En verdad resultar conmovedora esa América en la que uno se topa con el trabajo de Richard Leacock, Ken Jacobs o Jerome Hill (acaso una de las anécdotas más hermosas del volumen), con esa carta-retrato-elegía a Barbara Rubin, en la cual Mekas se lamenta por haberla conocido tan solo la mitad de su vida (17 años, falleció apenas rozados los 34). En aquella América, que todavía no se había emborrachado de posmodernidad y nadería, uno podía encontrar un foco cultural potentísimo, una escena (el Living Theater, por ejemplo) en permanente experimentación y la performance (de George Maciunas a Nam June Paik) como instrumento para habitar ese espacio. Y no solo eso, pues Mekas recaba datos de cada lugar que pisa, de cada extraño al que conoce; relatos que perfectamente podrían funcionar como gags o como cantos fúnebres a un mundo que desaparece.
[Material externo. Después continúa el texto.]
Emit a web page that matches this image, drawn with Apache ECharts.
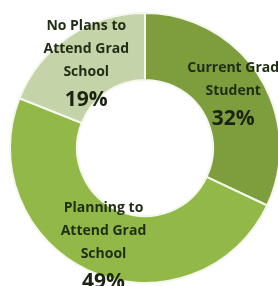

Con todo, Destellos de belleza no es un libro obcecado en retratar aquellos días como momentos de gloria. Al contrario, el lector que se acerque a la escritura de Mekas observará las dificultades que una y otra vez atravesó el cineasta para poner en marcha sus empresas y actividades culturales, obligado a buscar ayuda económica (prácticamente) constante para mantenerlas abiertas y operativas. De hecho, no son pocas las ocasiones en las que describe a su hermano y a sí mismo como unos vagabundos (en la anécdota dedicada a las galletas de Anaïs Nin) que apenas podían vivir con lo puesto mientras trataban de sacar adelante sus ideas. Algo que habla de esa potencia cultural latente en los trabajos de Mekas y en la sencillez con la que hablaba de revistas, círculos, archivos o programas dedicados, precisamente, a conservar un cine y a unos cineastas que, de otra manera, habrían caído en el olvido. Es por ello que este libro se antoja una especie de cofre del tesoro, de extensión literario de aquel archivo físico en el que su autor glosa años y años, vivencias, ideas y, por qué no, anhelos, destinados a permanecer en el recuerdo con la misma facilidad con los que nos los entrega. Como historias, narraciones, destellos que hacen las veces de rollos de celuloide, cartas, revistas de papel o videocasetes en los que comprimir casi medio siglo de incansable actividad cultural.
Mekas siempre tuvo esa habilidad (y, diría, esa modestia) a la hora de transmitir la belleza de las cosas. Recuerdo como uno de sus momentos más hermosos cuando, en mitad de Reminiscencias de un viaje a Lituania, muestra el color de unas bayas, uogos, tan intenso, tan sabrosas, que tienen el efecto proustiano de devolverle a una época casi infantil, edénica, alejada del fuego y las sombras de la Guerra. Y ese, exactamente, es el mismo fulgor que encontramos en estas memorias que son también diarios que son también bocetos, cartas, palabras y recuerdos para hablar de amigos, lugares y cultura. Un libro hermoso para celebrar el centenario de uno de los hombres más importantes del cine.